The economics are equally compelling. While SpaceX does not publicly disclose per-launch costs, estimates based on the company's filings suggest that Starship's cost per kilogram to orbit is roughly one-fifth that of Falcon 9, even at current early-operational flight rates. As the system matures and flight rates increase, that cost advantage is expected to grow substantially.
Deployment Sequence
The satellite deployment was monitored by SpaceX ground stations and tracking assets worldwide. The 40 satellites were released in a carefully choreographed sequence over approximately 20 minutes, each using their onboard ion thrusters to begin the process of raising their orbits to their final operational altitude.
SpaceX confirmed that all 40 satellites established contact with ground stations and are functioning normally. The satellites will spend the next several weeks raising their orbits and undergoing checkout procedures before entering operational service.
Booster Recovery
The Super Heavy booster's return and tower catch continue to be among the most visually spectacular feats in spaceflight history. The booster, standing roughly 70 meters tall, descended back to the launch site on a column of flame before being captured by the mechanical arms of the launch tower, a maneuver SpaceX has dubbed the chopstick catch.

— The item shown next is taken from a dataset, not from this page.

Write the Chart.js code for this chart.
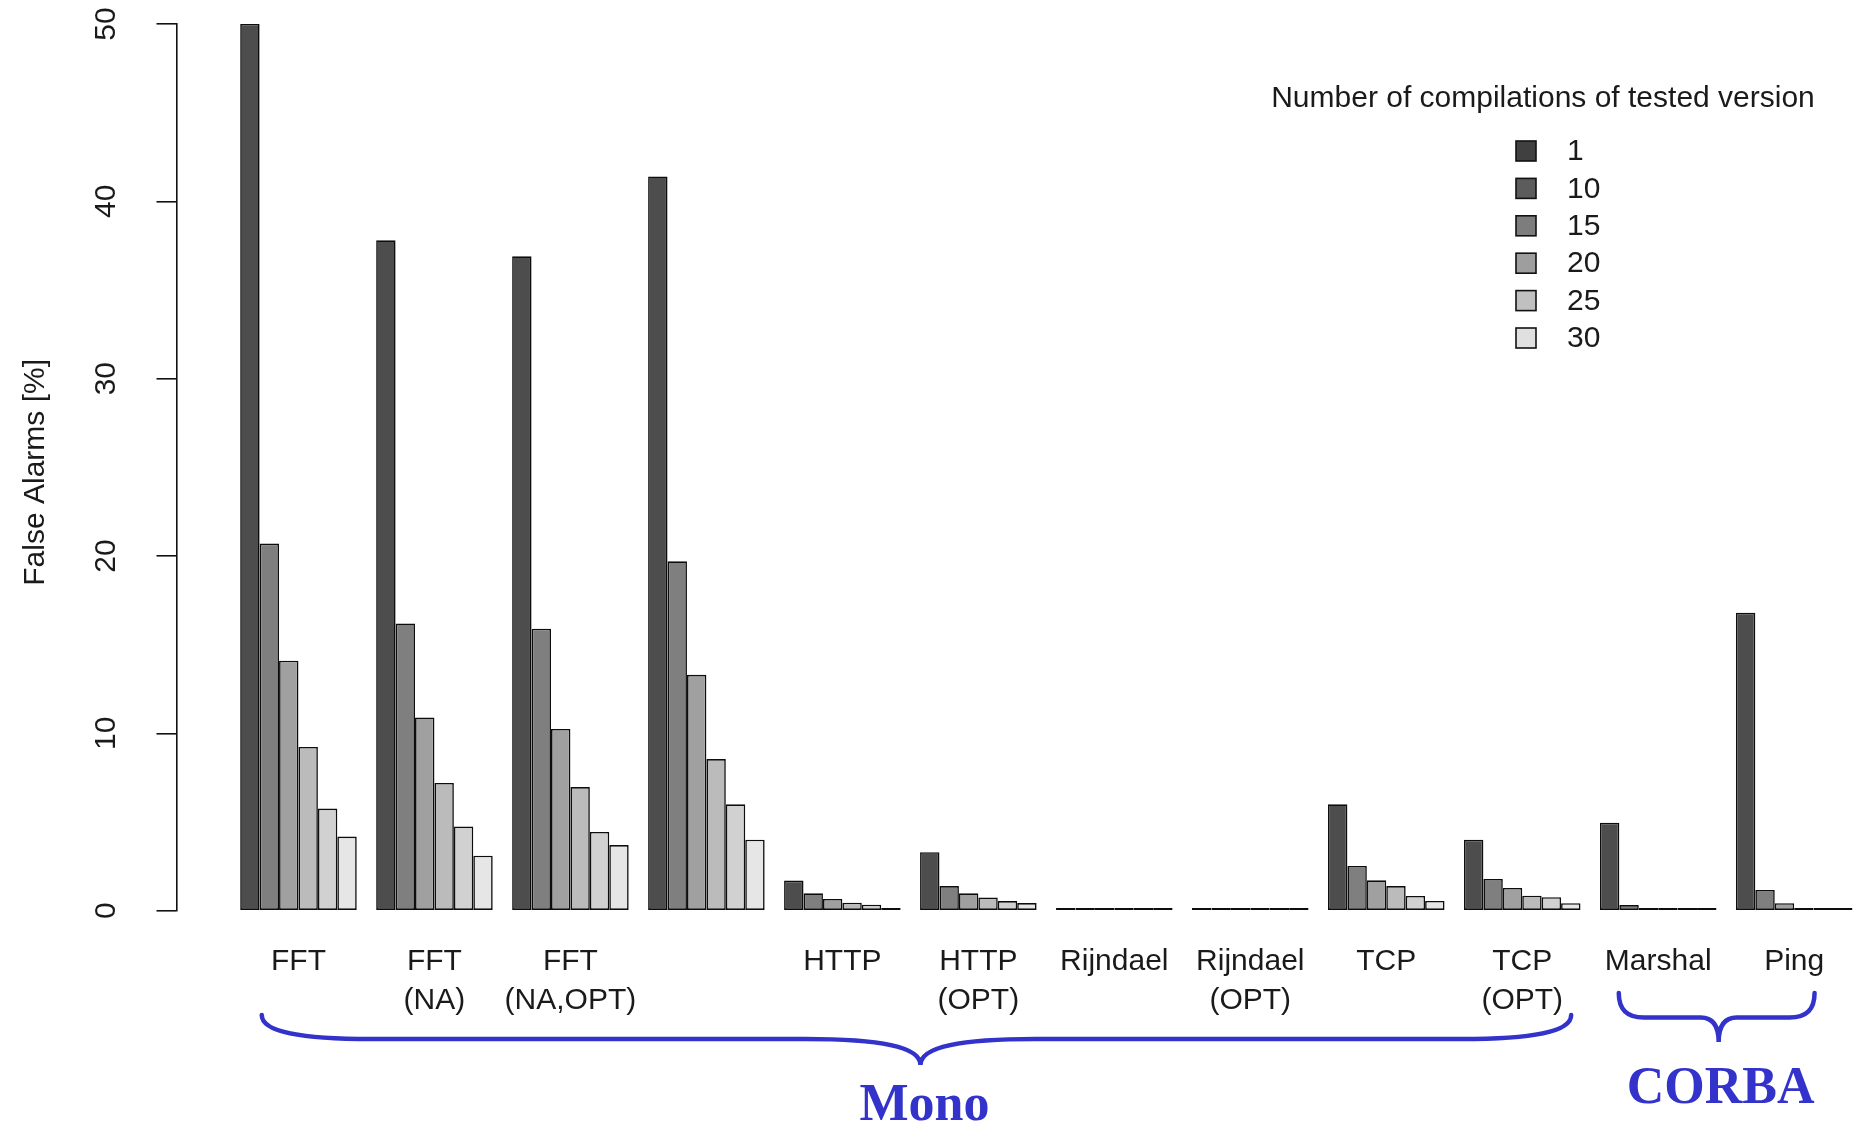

This sixth consecutive successful catch has effectively proven the reliability of the recovery system, a critical milestone for achieving the rapid reusability that underpins Starship's economic model. SpaceX CEO Elon Musk stated that the captured booster would be inspected and prepared for its next flight within weeks, consistent with the company's goal of reflying boosters on increasingly short timescales.
Implications for Competitors
The successful operational deployment puts additional pressure on competitors in both the launch and satellite broadband markets. Amazon's Project Kuiper, which has yet to launch its full constellation, faces an increasingly capable Starlink network that is now being built out at an accelerated pace. European and Chinese launch providers are similarly challenged by Starship's combination of payload capacity and cost efficiency.
For the broader space industry, the flight demonstrates that the era of super-heavy-lift reusable rockets has arrived not as a future promise but as an operational reality. The implications extend well beyond satellite internet to include space station construction, lunar missions, and eventually Mars exploration, all of which depend on the kind of affordable, high-capacity access to orbit that Starship is now beginning to deliver.